We are at the point where very few “simple” urban infill sites are available for multi-family development in most major cities. The sites that remain, typically have some “hurdles” including, unique shapes, encumbrances, and probable environmental impact issues, all of which affect their potential economic viability. That said, given the demand for urban housing, these more challenging development projects are creating opportunities for the best developers, architects, and general contractors to shine.
We recently sat down with the principals of two of the top companies in this field to hear how they creatively address these urban infill situations.
Highland Development – Denver, Colorado
Clay Iman is Development Partner at HDC, one of Denver’s active multi-family developers. In our conversation, he pointed out that given the geometrical complexities and other site-specific characteristics found in today’s urban developments, it is more important than ever to work collaboratively with an exceptional design and consultant team. Clay mentioned that civil engineers are playing an increasingly critical role, since developers rely on them to uncover issues at these complex sites that may not be evident on the surface … and could prove to be deal breakers.
Clay suggested that with some of these projects, unit livability may have to take precedence over under-utilized resident amenities due to space constraints and high cost of construction. And since the units in these projects may need to be smaller, every square inch must add to livability and usability.
He also reminded us that these complex urban infill projects are coming at the same time developers must address other emerging multi-family construction trends, including evolving building codes as well as utility access and capacity matters. “We have always had to figure out solutions to these kinds of issues, but it seems like recently there has been a broader convergence of factors that are making projects even more challenging,” he said.
GFF – Dallas, Texas
Evan Beattie is Chairman & CEO of GFF, an award-winning design firm with projects throughout Texas and around the country. He agreed that the challenges inherent in today’s “no easy dirt” environment are very real. “Anybody can lay out a wrap building on a three- to four-acre lot, or a podium building on a two-acre lot. But these new projects are fun because you have to think outside the box and come up with innovative solutions.”
It all starts with parking, Evan pointed out in our discussion. As these challenging footprints get smaller, parking solutions must be increasingly innovative to allow for maximum density that can unlock a building’s financial potential.
Evan agreed that top quality, collaborative teams are critical. He noted that the project teams must include civil engineers and traffic engineers, as well as zoning attorneys given that more and more projects are requiring entitlement changes. When all these team members have a history of working together, this kind of continuity can instill confidence and minimize mistakes and oversights that could prove costly in the long run.

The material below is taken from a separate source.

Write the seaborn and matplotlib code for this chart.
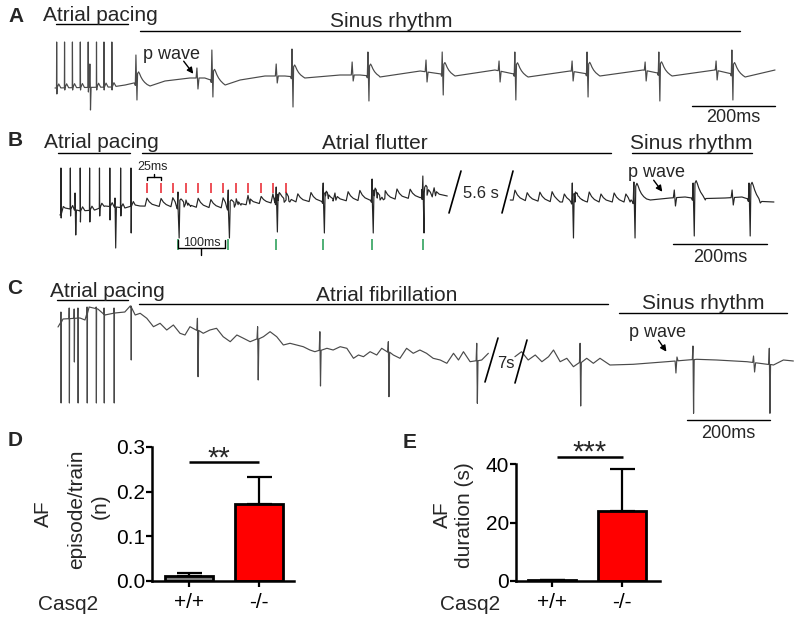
import numpy as np
import pandas as pd
import matplotlib
matplotlib.use("Agg")
import matplotlib.pyplot as plt
import seaborn as sns

sns.set_theme(style="ticks")
plt.rcParams["font.family"] = ["Liberation Sans", "DejaVu Sans"]

# ---------------- data: ECG traces (time in ms, amplitude in a.u.) ----------------
# Panel A: atrial pacing -> sinus rhythm
a_pace_t = [4, 23, 42, 61, 80, 100, 118, 137]
a_pace_top = [44, 44, 44, 44, 44, 44, 44, 44]
a_pace_bot = [-8, -4, -4, -4, -6, -4, -4, -4]
a_qrs_t = [84, 195, 378, 571, 754, 933, 1108, 1282, 1455, 1631]
a_qrs_top = [22, 31, 36, 37, 34, 34, 34, 34, 34, 36]
a_qrs_bot = [-24, -14, -11, -21, -15, -9, -14, -11, -15, -14]
a_qrs_j = [0, 12, 12, 12, 12, 12, 12, 12, 12, 12]
a_p_t = [342, 533, 716, 894, 1070, 1246, 1422, 1593]
a_p_hi = [18, 22, 24, 26, 25, 25, 24, 25]
a_p_lo = [-3, 3, 5, 4, 4, 5, 5, 6]
a_base_t = [0, 137, 169, 190, 229, 265, 325, 361, 410, 446, 506, 554, 602, 687,
            735, 783, 880, 964, 1060, 1140, 1241, 1313, 1417, 1487, 1590, 1663, 1735]
a_base_v = [-2, -1, 1, 3, 0, 5, 8, 8, 1, 6, 10, 10, 8, 11,
            11, 9, 15, 10, 16, 9, 15, 10, 16, 10, 16, 9, 16]

# Panel B: atrial pacing -> atrial flutter -> sinus rhythm
b_pace_t = [2, 22, 43, 63, 84, 106, 129, 151]
b_pace_top = [40, 40, 40, 40, 40, 40, 40, 40]
b_pace_bot = [-10, -8, -14, -14, -8, -12, -8, -25]
b_qrs_t = [32, 117, 251, 358, 460, 560, 664, 772, 1090, 1221, 1347, 1466]
b_qrs_top = [15, 10, 16, 18, 21, 25, 29, 32, 25, 26, 25, 25]
b_qrs_bot = [-27, -40, -30, -30, -24, -25, -25, -25, -30, -30, -28, -28]
b_qrs_j = [0, 0, 8, 8, 10, 10, 12, 12, 10, 18, 18, 18]
b_p_t = [1307, 1430]
b_p_hi = [18, 18]
b_p_lo = [2, 3]
b_fw_t = [185, 215, 240, 268, 294, 321, 347, 375, 400, 428, 453, 481, 506, 534,
          560, 585, 613, 638, 664, 692, 717, 745, 770, 796, 968, 994, 1021, 1047,
          1073, 1100, 1126, 1151, 1179, 1204]
b_fw_h = [8, 8, 9, 7, 9, 8, 10, 8, 9, 7, 9, 10, 8, 9,
          10, 8, 9, 10, 8, 9, 10, 9, 8, 9, 10, 8, 9, 10,
          8, 9, 10, 8, 9, 8]
b_base_t = [0, 11, 43, 74, 96, 138, 160, 170, 362, 404, 489, 681, 824, 958,
            1064, 1213, 1256, 1298, 1330, 1373, 1415, 1451, 1490, 1519]
b_base_v = [-7, 0, -3, -2, 2, 0, 3, 2, 0, 4, 6, 8, 12, 8,
            6, 6, 8, 10, 11, 8, 10, 11, 5, 6]
b_break = (830, 955)

# Panel C: atrial pacing -> atrial fibrillation -> sinus rhythm
c_pace_t = [7, 27, 39, 48, 70, 92, 111, 135, 176]
c_pace_top = [15, 19, 18, 19, 20, 20, 19, 19, 21]
c_pace_bot = [-76, -76, -35, -76, -76, -76, -76, -76, -33]
c_qrs_t = [336, 481, 631, 796, 1009, 1258, 1530, 1714]
c_qrs_top = [8.7, 0.3, -4.7, -14.7, -16.3, -16.3, -19, -21.3]
c_qrs_bot = [-49.7, -53, -59, -69.7, -76.3, -79, -86.3, -86.3]
c_qrs_j = [0, 0, 0, 0, 0, 0, 0, 0]
c_p_t = [1489, 1676]
c_p_first = [-46, -29]
c_p_second = [-30, -45]
c_wave_t = [0, 12, 53, 65, 75, 96, 113, 137, 161, 174, 186,
            198, 214, 230, 246, 262, 278, 294, 306, 318,
            350, 366, 382, 398, 415, 431, 447, 463,
            495, 511, 527, 543, 559, 575, 591, 607, 619,
            648, 663, 680, 696, 712, 724, 736, 752, 768, 780,
            808, 824, 840, 856, 872, 888, 904, 921, 937, 953, 965, 977, 993,
            1021, 1037,
            1101, 1117, 1133, 1150, 1166, 1182, 1194, 1210, 1226, 1242,
            1274, 1290, 1306,
            1330, 1386, 1467,
            1539, 1587, 1660,
            1724, 1748, 1772]
c_wave_v = [0, 8, 9, 7, 20, 18, 12, 14, 15, 21, 12,
            13.7, 8.7, 0.3, 3.7, -3, 2, -6.3, -8, 0.3,
            -6.3, -3, -1.3, -9.7, -14.7, -8, -11.3, -14.7,
            -9.7, -4.7, -9.7, -18, -16.3, -18, -19.7, -23, -24.7,
            -21.3, -23, -19.7, -21.3, -31.3, -28, -29.7, -24.7, -28, -21.3,
            -28, -31.3, -21.3, -26.3, -23, -26.3, -31.3, -33, -36.3, -26.3, -33, -24.7, -34.7,
            -33, -26.3,
            -29.7, -24.7, -33, -28, -34.7, -29.7, -23, -34.7, -31.3, -39.7,
            -31.3, -36.3, -31.3,
            -38, -37.3, -34.7,
            -32.3, -33, -34.7,
            -38, -33, -34]
c_break = (1040, 1098)

# ---------------- data: bar charts ----------------
genotypes = ["+/+", "-/-"]
d_mean = [0.012, 0.172]
d_sem = [0.006, 0.061]
e_mean = [0.2, 23.9]
e_sem = [0.1, 14.4]
bar_colors = ["#808080", "#ff0000"]

# shape of the J-wave hump after each QRS (offset in ms, fraction of J height)
J_SHAPE = [(4, 0.85), (6.5, 1.0), (9, 0.85), (12, 0.62), (16, 0.4), (21, 0.22), (27, 0.08)]


def build(bt, bv, pace=None, qrs=None, pw=None, fw=None, bump=4.0):
    bt = np.asarray(bt, float)
    bv = np.asarray(bv, float)

    def b(t):
        return float(np.interp(t, bt, bv))

    pts = list(zip(bt.tolist(), bv.tolist()))
    if pace is not None:
        for t, top, bot in zip(*pace):
            pts += [(t - 0.4, b(t)), (t, top), (t + 0.5, bot), (t + 1.0, b(t))]
            if bump:
                pts += [(t + 5, b(t + 5) + bump), (t + 10, b(t + 10))]
    if qrs is not None:
        for t, top, bot, j in zip(*qrs):
            if j > 0:
                pts += [(t - 3, b(t - 3)), (t - 1.5, b(t) - 2), (t, top), (t + 2.5, bot)]
                pts += [(t + dt, b(t + dt) + f * j) for dt, f in J_SHAPE]
            else:
                pts += [(t - 1.5, b(t)), (t, top), (t + 1.5, bot), (t + 3, b(t))]
    if pw is not None:
        for t, v1, v2 in zip(*pw):
            pts += [(t - 2, b(t - 2)), (t, v1), (t + 2.5, v2), (t + 5, b(t + 5))]
    if fw is not None:
        for t, h in zip(*fw):
            pts += [(t - 4, b(t - 4)), (t, b(t) + h), (t + 5, b(t + 5) + 0.55 * h),
                    (t + 11, b(t + 11) + 0.25 * h)]
    pts.sort(key=lambda p: p[0])
    return np.array(pts)


W, H = 800, 618
fig = plt.figure(figsize=(8, 6.18), dpi=100)


def panel_ax(x0, s, y0):
    ax = fig.add_axes([0, 0, 1, 1])
    ax.set_xlim(-x0 / s, (W - x0) / s)
    ax.set_ylim(y0 - H, y0)
    ax.axis("off")
    ax.patch.set_alpha(0)
    return ax


def draw(ax, arr, color, brk=None, lw=0.85):
    segs = [arr]
    if brk is not None:
        segs = [arr[arr[:, 0] <= brk[0]], arr[arr[:, 0] >= brk[1]]]
    for seg in segs:
        sns.lineplot(x=seg[:, 0], y=seg[:, 1], ax=ax, estimator=None, sort=False,
                     color=color, linewidth=lw)


axA = panel_ax(55, 0.415, 86)
axB = panel_ax(60, 0.47, 208)
axC = panel_ax(58, 0.415, 327)

trA = build(a_base_t, a_base_v, pace=(a_pace_t, a_pace_top, a_pace_bot),
            qrs=(a_qrs_t, a_qrs_top, a_qrs_bot, a_qrs_j), pw=(a_p_t, a_p_hi, a_p_lo))
trB = build(b_base_t, b_base_v, pace=(b_pace_t, b_pace_top, b_pace_bot),
            qrs=(b_qrs_t, b_qrs_top, b_qrs_bot, b_qrs_j), pw=(b_p_t, b_p_hi, b_p_lo),
            fw=(b_fw_t, b_fw_h))
trC = build(c_wave_t, c_wave_v, pace=(c_pace_t, c_pace_top, c_pace_bot),
            qrs=(c_qrs_t, c_qrs_top, c_qrs_bot, c_qrs_j), pw=(c_p_t, c_p_first, c_p_second),
            bump=0)
draw(axA, trA, "#4a4a4a")
draw(axB, trB, "#262626", b_break)
draw(axC, trC, "#4a4a4a", c_break)

# scale bars (200 ms) in each panel's time units
for ax, t0, ybar, ytxt in [(axA, 1535, -20, -32), (axB, 1304, -36, -49), (axC, 1516, -93, -106)]:
    ax.plot([t0, t0 + 200], [ybar, ybar], color="black", lw=1.0)
    ax.text(t0 + 100, ytxt, "200ms", ha="center", va="center", fontsize=13)

# flutter markers in B
axB.vlines(b_fw_t[:12], 15, 25, color="#e8202a", lw=1.1)
axB.vlines(b_qrs_t[2:8], -31, -42, color="#1f9a4f", lw=1.1)
q0 = b_qrs_t[2]
axB.plot([q0, q0, q0 + 100, q0 + 100], [-32, -40, -40, -32], color="black", lw=1.0)
axB.plot([q0 + 50, q0 + 50], [-40, -47], color="black", lw=1.0)
axB.text(q0 + 50, -35, "100ms", ha="center", va="center", fontsize=9)
f0, f1 = b_fw_t[0], b_fw_t[1]
axB.plot([f0, f0, f1, f1], [28, 31, 31, 28], color="black", lw=1.0)
axB.plot([(f0 + f1) / 2, (f0 + f1) / 2], [31, 34], color="black", lw=1.0)
axB.text((f0 + f1) / 2 - 3, 41, "25ms", ha="center", va="center", fontsize=9)

# ---------------- annotation overlay (pixel layout) ----------------
ov = fig.add_axes([0, 0, 1, 1])
ov.set_xlim(0, W)
ov.set_ylim(H, 0)
ov.axis("off")
ov.patch.set_alpha(0)

for lab, x, y in [("A", 16, 16), ("B", 15, 141), ("C", 15, 288), ("D", 15, 441), ("E", 410, 442)]:
    ov.text(x, y, lab, ha="center", va="center", fontsize=15, fontweight="bold")

for s, x, y, fs in [("Atrial pacing", 43, 21, 15), ("Sinus rhythm", 330, 27, 15),
                    ("p wave", 143, 59, 13),
                    ("Atrial pacing", 44, 148, 15), ("Atrial flutter", 322, 149, 15),
                    ("Sinus rhythm", 630, 149, 15), ("p wave", 628, 177, 13),
                    ("Atrial pacing", 50, 297, 15), ("Atrial fibrillation", 316, 301, 15),
                    ("Sinus rhythm", 642, 309, 15), ("p wave", 629, 337, 13)]:
    ov.text(x, y, s, ha="left", va="baseline", fontsize=fs)

for x0, x1, y in [(56, 128, 24), (140, 740, 31), (58, 130, 153), (142, 611, 153),
                  (632, 752, 153), (57, 128, 300), (139, 608, 304), (619, 787, 313)]:
    ov.plot([x0, x1], [y, y], color="black", lw=1.0)

for (x0, y0), (x1, y1) in [((182, 59), (195, 76)), ((652, 178), (664, 194)), ((657, 338), (668, 354))]:
    ov.annotate("", xy=(x1, y1), xytext=(x0, y0),
                arrowprops=dict(arrowstyle="-|>", color="black", lw=1.0, mutation_scale=9))

for (x0, y0), (x1, y1) in [((449, 213), (461, 171)), ((502, 213), (513, 171)),
                           ((485, 382), (498, 338)), ((515, 383), (527, 340))]:
    ov.plot([x0, x1], [y0, y1], color="black", lw=1.2)
ov.text(481, 194, "5.6 s", ha="center", va="center", fontsize=12)
ov.text(506, 364, "7s", ha="center", va="center", fontsize=12)

ov.text(68, 605, "Casq2", ha="center", va="center", fontsize=15)
ov.text(470, 605, "Casq2", ha="center", va="center", fontsize=15)
ov.text(43, 514, "AF", ha="center", va="center", rotation=90, fontsize=15)
ov.text(77, 509, "episode/train", ha="center", va="center", rotation=90, fontsize=15)
ov.text(100, 506, "(n)", ha="center", va="center", rotation=90, fontsize=15)
ov.text(442, 515, "AF", ha="center", va="center", rotation=90, fontsize=15)
ov.text(465, 515, "duration (s)", ha="center", va="center", rotation=90, fontsize=15)


# ---------------- bar charts ----------------
def bar_panel(rect, mean, sem, ylim, yticks, yticklabels, xlim, sig_x, sig_y, star, star_xy):
    ax = fig.add_axes(rect)
    df = pd.DataFrame({"genotype": genotypes, "value": mean})
    sns.barplot(data=df, x="genotype", y="value", hue="genotype", palette=bar_colors,
                edgecolor="black", linewidth=2, width=0.68, ax=ax, legend=False,
                saturation=1)
    ax.errorbar([0, 1], mean, yerr=[[0, 0], sem], fmt="none", ecolor="black",
                elinewidth=1.6, capsize=9, capthick=1.6, zorder=5)
    ax.set_xlim(*xlim)
    ax.set_ylim(*ylim)
    ax.set_yticks(yticks)
    ax.set_yticklabels(yticklabels)
    ax.set_xlabel("")
    ax.set_ylabel("")
    for sp in ["top", "right"]:
        ax.spines[sp].set_visible(False)
    for sp in ["left", "bottom"]:
        ax.spines[sp].set_linewidth(1.8)
        ax.spines[sp].set_color("black")
    ax.tick_params(axis="both", direction="out", length=4, width=1.6, labelsize=15,
                   color="black", labelcolor="black", left=True, bottom=True)
    ax.tick_params(axis="y", pad=1)
    ax.tick_params(axis="x", pad=5)
    ax.patch.set_alpha(0)
    ax.plot(sig_x, [sig_y, sig_y], color="black", lw=1.8, clip_on=False,
            solid_capstyle="butt")
    ax.text(star_xy[0], star_xy[1], star, ha="center", va="center", fontsize=21,
            clip_on=False)
    return ax


bar_panel([152 / W, (H - 581) / H, (294 - 152) / W, (581 - 447) / H], d_mean, d_sem,
          (0, 0.3), [0, 0.1, 0.2, 0.3], ["0.0", "0.1", "0.2", "0.3"], (-0.53, 1.5),
          [0, 1], 0.266, "**", (0.43, 0.274))
bar_panel([516 / W, (H - 581) / H, (660 - 516) / W, (581 - 464) / H], e_mean, e_sem,
          (0, 40), [0, 20, 40], ["0", "20", "40"], (-0.51, 1.54),
          [0.07, 1.01], 42.4, "***", (0.53, 43.9))

fig.savefig("out.png", dpi=100)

MPC – The General Contractor’s Perspective
To build on Evan’s point, nearly any general contractor can build a suitable multi-family property on an open-access, unencumbered square or rectangular suburban lot. MPC’s pre-construction and operations team love “working the problem” to overcome any development constraints and deliver the creative urban infill solutions for challenging sites put forward by top developers and architects.
MPC is leveraging its United Project delivery method to ensure early engagement and promote collaboration among the entire project team. This comprehensive and integrated approach addresses the extra level of access planning and the need to account for complex preliminary steps to address encumbrances, utility coordination and potential pricing fluctuations, among others. MPC believes that early engagement with top specialty trade partners, who can address everything from subsurface environmental remediation to relocating/preserving heritage trees growing in the middle of a lot, is critical to delivering a successful project.
The work we have seen in collaboratively working with HDC and GFF is proof that you do not need “easy dirt” to create an exceptional multi-family project.